II- L’inévitable procédure de l’article 100 applicable aux solicitors

Force est de constater que la plupart des avocats exerçant dans les cabinets anglo-saxons détiennent le titre de solicitor, mais également celui d’avocat français. Les solicitors exerçant à Paris ont majoritairement la double qualification de solicitor et d’avocat au Barreau de Paris ; ce qui minimisera de facto l’impact du Brexit.
Rappelons également à toutes fins utiles que jusqu’à la sortie effective de la Grande Bretagne de l’Union européenne, les solicitors inscrits en France depuis plus de trois ans pourront demander à bénéficier de la directive pour être assimilés en tant qu’avocat français. Le sort d’un certain nombre de solicitors sera ainsi d’ores et déjà réglé d’ici au Brexit.
Toutefois, notons que les solicitors souhaitant venir s’installer à Paris après le Brexit devront s’inscrire au Barreau de Paris en qualité d’avocat, quand bien même ils exerceraient au sein d’une structure de type AARPI, puisqu’ils ne pourront désormais plus exercer sous leur titre d’origine.

La procédure de l’article 100 du décret n°91-1197 du 27 novembre 1991, applicable aux États tiers à l’Union Européenne, sera alors applicable. Afin d’obtenir le titre d’avocat français, l’avocat étranger devra d’une part, attester de son succès à un examen de contrôle des connaissances (sanctionné par la délivrance d’une attestation permettant de prêter serment en France) et d’autre part, justifier de la condition de réciprocité selon laquelle son État d’origine accorde aux français la faculté d’exercer sous les mêmes conditions l’activité professionnelle que l’intéressé se propose lui-même d’exercer en France.

III- Conclusion

Incontestablement et même dans l’hypothèse d’un « hard brexit, » les structures anglo-saxonnes ne pourront plus venir s’établir à Paris au bénéfice de la directive. Il serait nécessaire d’opter pour un véhicule juridique de droit français avec lequel un accord serait passé (à l’exemple de la convention organique, du cabinet groupé, etc… ).

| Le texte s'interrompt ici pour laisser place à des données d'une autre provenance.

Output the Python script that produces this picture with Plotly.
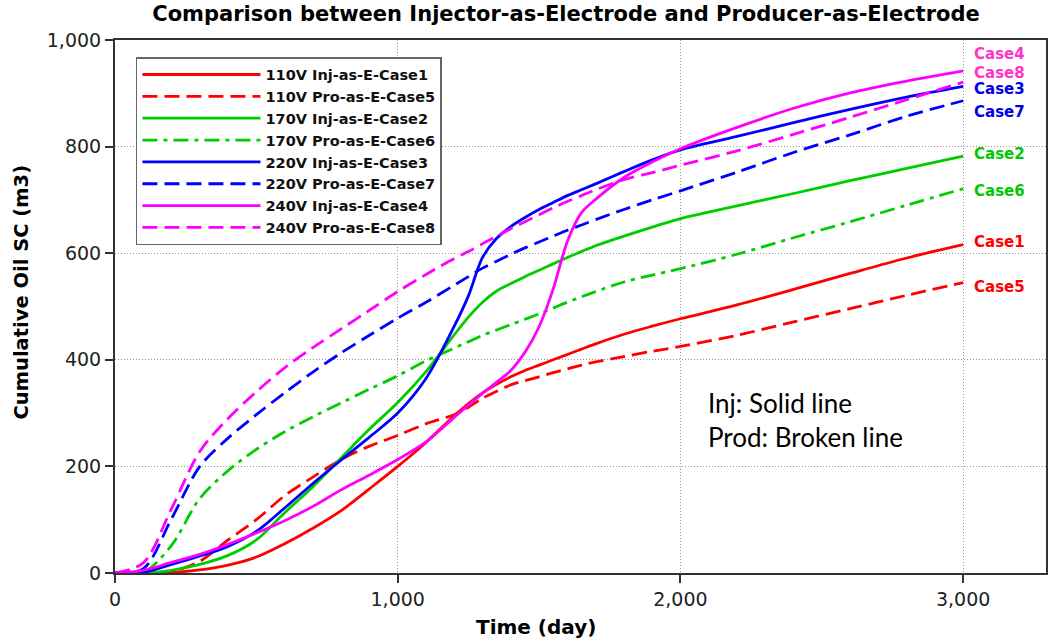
import plotly.graph_objects as go

# ---------------- data ----------------
DAYS = [0, 100, 200, 300, 400, 500, 600, 700, 800, 900, 1000, 1100, 1200, 1250, 1300,
        1350, 1400, 1450, 1500, 1550, 1600, 1650, 1700, 1800, 1900, 2000, 2200, 2400, 2600, 2800, 3000]

CASE1 = [0, 0, 1, 6, 15, 30, 55, 84, 117, 158, 200, 245, 295, 318, 338,
         354, 368, 380, 390, 400, 410, 420, 430, 448, 463, 477, 503, 532, 562, 591, 616]
CASE5 = [0, 0, 3, 22, 62, 100, 145, 180, 213, 238, 258, 280, 297, 311, 328,
         341, 353, 361, 368, 376, 383, 390, 396, 406, 416, 425, 446, 471, 496, 521, 545]
CASE2 = [0, 0, 5, 16, 33, 62, 113, 162, 216, 270, 320, 378, 447, 480, 508,
         529, 543, 556, 568, 580, 592, 603, 614, 632, 649, 665, 689, 712, 736, 759, 782]
CASE6 = [0, 1, 52, 140, 192, 232, 265, 293, 319, 345, 370, 398, 422, 434, 446,
         456, 466, 476, 486, 497, 508, 518, 528, 546, 559, 571, 598, 629, 659, 690, 721]
CASE3 = [0, 1, 16, 32, 50, 78, 122, 168, 212, 255, 300, 365, 463, 520, 592,
         628, 650, 667, 682, 695, 708, 719, 730, 753, 775, 794, 819, 845, 870, 893, 913]
CASE7 = [0, 8, 102, 200, 253, 297, 338, 377, 413, 446, 478, 508, 540, 556, 572,
         585, 598, 610, 621, 632, 643, 653, 663, 682, 700, 717, 752, 789, 822, 857, 886]
CASE4 = [0, 5, 20, 35, 54, 75, 98, 125, 156, 184, 213, 246, 292, 315, 337,
         358, 380, 414, 462, 533, 622, 676, 701, 742, 771, 796, 836, 872, 901, 923, 942]
CASE8 = [0, 19, 121, 228, 290, 340, 385, 423, 458, 493, 528, 560, 590, 603, 618,
         632, 646, 659, 672, 685, 697, 708, 719, 738, 751, 765, 792, 823, 855, 888, 921]

SERIES_NAMES = ["110V Inj-as-E-Case1", "110V Pro-as-E-Case5",
                "170V Inj-as-E-Case2", "170V Pro-as-E-Case6",
                "220V Inj-as-E-Case3", "220V Pro-as-E-Case7",
                "240V Inj-as-E-Case4", "240V Pro-as-E-Case8"]
SERIES_VALUES = [CASE1, CASE5, CASE2, CASE6, CASE3, CASE7, CASE4, CASE8]

END_LABELS = ["Case4", "Case8", "Case3", "Case7", "Case2", "Case6", "Case1", "Case5"]
END_LABEL_Y = [973, 939, 909, 864, 786, 716, 621, 536]

X_TICKS = [0, 1000, 2000, 3000]
Y_TICKS = [0, 200, 400, 600, 800, 1000]

# ---------------- styles ----------------
RED, GREEN, BLUE, MAGENTA = "#FF0000", "#00CC00", "#0000FF", "#FF00FF"
LONG_DASH = "15px,7px"
DASH_DOT = "15px,6px,4px,6px"
STYLES = [(RED, "solid"), (RED, LONG_DASH),
          (GREEN, "solid"), (GREEN, DASH_DOT),
          (BLUE, "solid"), (BLUE, LONG_DASH),
          (MAGENTA, "solid"), (MAGENTA, LONG_DASH)]
LABEL_COLORS = {"Case4": "#FF33CC", "Case8": "#FF33CC", "Case3": "#0000E6", "Case7": "#0000E6",
                "Case2": "#00C800", "Case6": "#00C800", "Case1": "#FF0000", "Case5": "#FF0000"}

BOLD = "DejaVu Sans"

fig = go.Figure()
for name, vals, (col, dash) in zip(SERIES_NAMES, SERIES_VALUES, STYLES):
    fig.add_trace(go.Scatter(
        x=DAYS, y=vals, name=name, mode="lines",
        line=dict(color=col, width=2.8, dash=dash, shape="spline", smoothing=0.9),
    ))

for lab, yv in zip(END_LABELS, END_LABEL_Y):
    fig.add_annotation(x=3030, y=yv, text=lab, showarrow=False, xanchor="left", yanchor="middle",
                       font=dict(family=BOLD, size=15, color=LABEL_COLORS[lab], weight="bold"))

fig.add_annotation(x=2090, y=352, text="Inj: Solid line<br>Prod: Broken line", showarrow=False,
                   xanchor="left", yanchor="top", align="left",
                   font=dict(family="Lato", size=26, color="black"))

# axis titles (placed as in the reference, slightly off-centre)
fig.add_annotation(xref="paper", yref="paper", x=0.452, y=-0.101, text="<b>Time (day)</b>",
                   showarrow=False, xanchor="center", yanchor="middle",
                   font=dict(family=BOLD, size=20, color="black"))
fig.add_annotation(xref="paper", yref="paper", x=-0.1, y=0.528, text="<b>Cumulative Oil SC (m3)</b>",
                   showarrow=False, xanchor="center", yanchor="middle", textangle=-90,
                   font=dict(family=BOLD, size=19.5, color="black"))

axis_common = dict(
    showline=True, linecolor="#333333", linewidth=2, mirror=True,
    ticks="outside", ticklen=8, tickwidth=2, tickcolor="#333333",
    showgrid=True, gridcolor="#999999", griddash="1px,2px", gridwidth=1,
    zeroline=False, tickformat=",",
    tickfont=dict(family="DejaVu Sans", size=19, color="#222222"),
)

fig.update_xaxes(range=[0, 3293], tickvals=X_TICKS, **axis_common)
fig.update_yaxes(range=[0, 1000], tickvals=Y_TICKS, **axis_common)

fig.update_layout(
    width=1052, height=643,
    margin=dict(l=115, r=4, t=40, b=70, pad=0),
    plot_bgcolor="white", paper_bgcolor="white",
    title=dict(text="Comparison between Injector-as-Electrode and Producer-as-Electrode",
               x=0.538, xanchor="center", y=0.978, yanchor="middle", yref="container",
               font=dict(family=BOLD, size=21, color="black", weight="bold")),
    legend=dict(x=0.0225, y=0.968, xanchor="left", yanchor="top",
                bgcolor="white", bordercolor="#666666", borderwidth=1.5,
                font=dict(family=BOLD, size=14.5, color="#111111", weight="bold"),
                tracegroupgap=0, itemwidth=118),
    showlegend=True,
)

fig.write_html("out.html")
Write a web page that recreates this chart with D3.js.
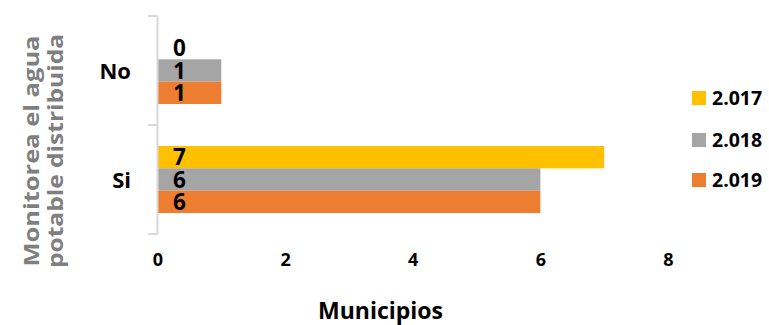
<!DOCTYPE html>
<html><head><meta charset="utf-8">
<script src="https://cdn.jsdelivr.net/npm/d3@7"></script>
<style>body{margin:0;background:#fff}svg{display:block}text{font-family:"Open Sans",sans-serif}</style>
</head><body>
<svg id="c" width="769" height="325"></svg>
<script>
const categories = ["No", "Si"];
const seriesNames = ["2.017", "2.018", "2.019"];
const values2017 = [0, 7];
const values2018 = [1, 6];
const values2019 = [1, 6];
const xTicks = [0, 2, 4, 6, 8];
const colors = ["#FFC000", "#A5A5A5", "#ED7D31"];

const seriesValues = [values2017, values2018, values2019];
const svg = d3.select("#c");
const x = d3.scaleLinear().domain([0, 8]).range([157.5, 668]);
const y0 = d3.scaleBand().domain(categories).range([16, 234]).paddingInner(0.385).paddingOuter(0.1925);
const y1 = d3.scaleBand().domain(seriesNames).range([0, y0.bandwidth()]);

// bars
categories.forEach((c, ci) => {
  seriesNames.forEach((s, si) => {
    const v = seriesValues[si][ci];
    svg.append("rect")
      .attr("x", x(0)).attr("y", y0(c) + y1(s))
      .attr("width", x(v) - x(0)).attr("height", y1.bandwidth())
      .attr("fill", colors[si]);
    svg.append("text")
      .attr("x", x(0) + 22).attr("y", y0(c) + y1(s) + y1.bandwidth() / 2)
      .attr("dy", "0.37em").attr("text-anchor", "middle")
      .attr("font-size", 22.5).attr("font-weight", "bold").attr("fill", "#000")
      .text(v);
  });
});

// category axis
const band = d3.scaleBand().domain(categories).range([16, 234]);
const g = svg.append("g");
g.append("line").attr("x1", x(0)).attr("x2", x(0)).attr("y1", 16).attr("y2", 234)
  .attr("stroke", "#d9d9d9").attr("stroke-width", 2);
[16, 125, 234].forEach(t => {
  g.append("line").attr("x1", 148).attr("x2", x(0)).attr("y1", t).attr("y2", t)
    .attr("stroke", "#d9d9d9").attr("stroke-width", 2);
});
categories.forEach(c => {
  g.append("text").attr("x", 131).attr("y", band(c) + band.bandwidth() / 2)
    .attr("dy", "0.37em").attr("text-anchor", "end")
    .attr("font-size", 22).attr("font-weight", "bold").attr("fill", "#000").text(c);
});

// x ticks
const xAxis = d3.axisBottom(x).tickValues(xTicks).tickSize(0).tickFormat(d3.format("d"));
const xg = svg.append("g").attr("transform", "translate(0,250)").call(xAxis);
xg.select(".domain").remove();
xg.selectAll("text").attr("font-size", 18).attr("font-weight", "bold").attr("fill", "#000")
  .attr("font-family", "'Open Sans', sans-serif");

// axis titles
svg.append("text").attr("x", 380.5).attr("y", 318.5).attr("text-anchor", "middle")
  .attr("font-size", 23).attr("font-weight", "bold").attr("fill", "#000").text("Municipios");
const yt = svg.append("text").attr("transform", "translate(38.5,151) rotate(-90)")
  .attr("text-anchor", "middle").attr("font-size", 22).attr("font-weight", "bold").attr("fill", "#7f7f7f");
yt.append("tspan").attr("x", 0).attr("y", 0).attr("textLength", 231).attr("lengthAdjust", "spacingAndGlyphs").text("Monitorea el agua");
yt.append("tspan").attr("x", 0).attr("y", 24).attr("textLength", 234).attr("lengthAdjust", "spacingAndGlyphs").text("potable distribuida");

// legend
const ly = [98, 140, 180];
seriesNames.forEach((s, i) => {
  svg.append("rect").attr("x", 692).attr("y", ly[i] - 7).attr("width", 14).attr("height", 14).attr("fill", colors[i]);
  svg.append("text").attr("x", 712).attr("y", ly[i]).attr("dy", "0.37em")
    .attr("font-size", 19.5).attr("font-weight", "bold").attr("fill", "#000").text(s);
});
</script>
</body></html>
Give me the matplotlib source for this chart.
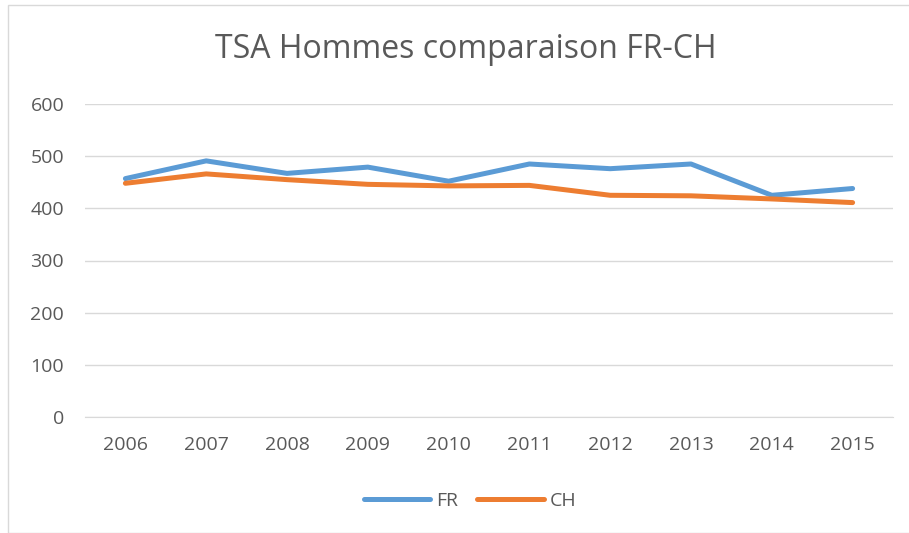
import matplotlib
matplotlib.use("Agg")
import matplotlib.pyplot as plt
from matplotlib.patches import Rectangle
from matplotlib.lines import Line2D

years = ["2006", "2007", "2008", "2009", "2010", "2011", "2012", "2013", "2014", "2015"]
fr = [457, 491, 467, 479, 452, 485, 476, 485, 425, 438]
ch = [448, 466, 455, 446, 443, 444, 425, 424, 418, 411]
yticks = [0, 100, 200, 300, 400, 500, 600]

plt.rcParams['font.family'] = ['Open Sans', 'DejaVu Sans']
fig = plt.figure(figsize=(9.09, 5.33), dpi=100)
fig.patches.append(Rectangle((8/909, 0), 1.2, 1 - 5/533, transform=fig.transFigure,
                             fill=False, edgecolor='#d9d9d9', linewidth=1))
ax = fig.add_axes([85/909, 1 - 417/533, 808/909, 313/533])
x = list(range(len(years)))
ax.plot(x, fr, color='#5B9BD5', linewidth=3.6, solid_capstyle='round', solid_joinstyle='round', label='FR', zorder=3)
ax.plot(x, ch, color='#ED7D31', linewidth=3.6, solid_capstyle='round', solid_joinstyle='round', label='CH', zorder=3)
ax.set_xlim(-0.5, 9.5)
ax.set_ylim(0, 600)
ax.set_yticks(yticks)
ax.set_xticks(x)
ax.set_xticklabels(years)
ax.grid(axis='y', color='#d9d9d9', linewidth=1)
ax.set_axisbelow(True)
for s in ['top', 'right', 'left']:
    ax.spines[s].set_visible(False)
ax.spines['bottom'].set_color('#d9d9d9')
ax.tick_params(axis='both', length=0, labelsize=14, colors='#595959')
ax.tick_params(axis='y', pad=15)
ax.tick_params(axis='x', pad=14)
fig.text(466/909, 1 - 50/533, "TSA Hommes comparaison FR-CH", ha='center', va='center',
         fontsize=23, color='#595959')
leg = fig.legend(handles=[Line2D([], [], color='#5B9BD5', lw=3.6, solid_capstyle='round'),
                          Line2D([], [], color='#ED7D31', lw=3.6, solid_capstyle='round')],
                 labels=['FR', 'CH'], loc='center', bbox_to_anchor=(470/909, 1 - 501/533),
                 ncol=2, frameon=False, fontsize=14, handlelength=3.4, handletextpad=0.3,
                 columnspacing=1.0)
for t in leg.get_texts():
    t.set_color('#595959')
fig.savefig("out.png", dpi=100)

En somme, si la majorité s’accorde à penser que l’hypothèse du « hard brexit » est un sujet auquel il convient de prêter attention, la théorie des droits acquis ne doit pas être évincée et il convient d’éviter tout constat trop alarmiste.
La fermeture des cabinets anglo-saxons, comme certains l’évoquent, apparaît une hypothèse excessive face au poids économique qu’ils représentent et face au fait qu’ils sont constitués d’avocats français ou de solicitors déjà inscrits depuis au moins trois ans au Barreau de Paris. La seule problématique qui pourrait se poser serait celle de la transformation de ces structures. Il y a fort à parier que des dispositions transitoires seront édictées à cet effet.
Quoiqu’il en soit, au vu de ce qui a déjà été constaté par le passé, il est vraisemblable que les cabinets déjà installés ne seront pas priés de fermer purement et simplement leur établissement, ainsi que certains le prédisent. Si le législateur raisonne comme il l’avait fait en 1990, un statut transitoire sera adopté et la place juridique du Barreau de Paris ne devrait pas souffrir outre mesure du Brexit.

Une piste reste également à considérer, celle des accords transnationaux, à l’image de ceux existant entre l’Angleterre et la République d’Irlande, qui permettraient d’attribuer la nationalité européenne à une structure établie en Irlande.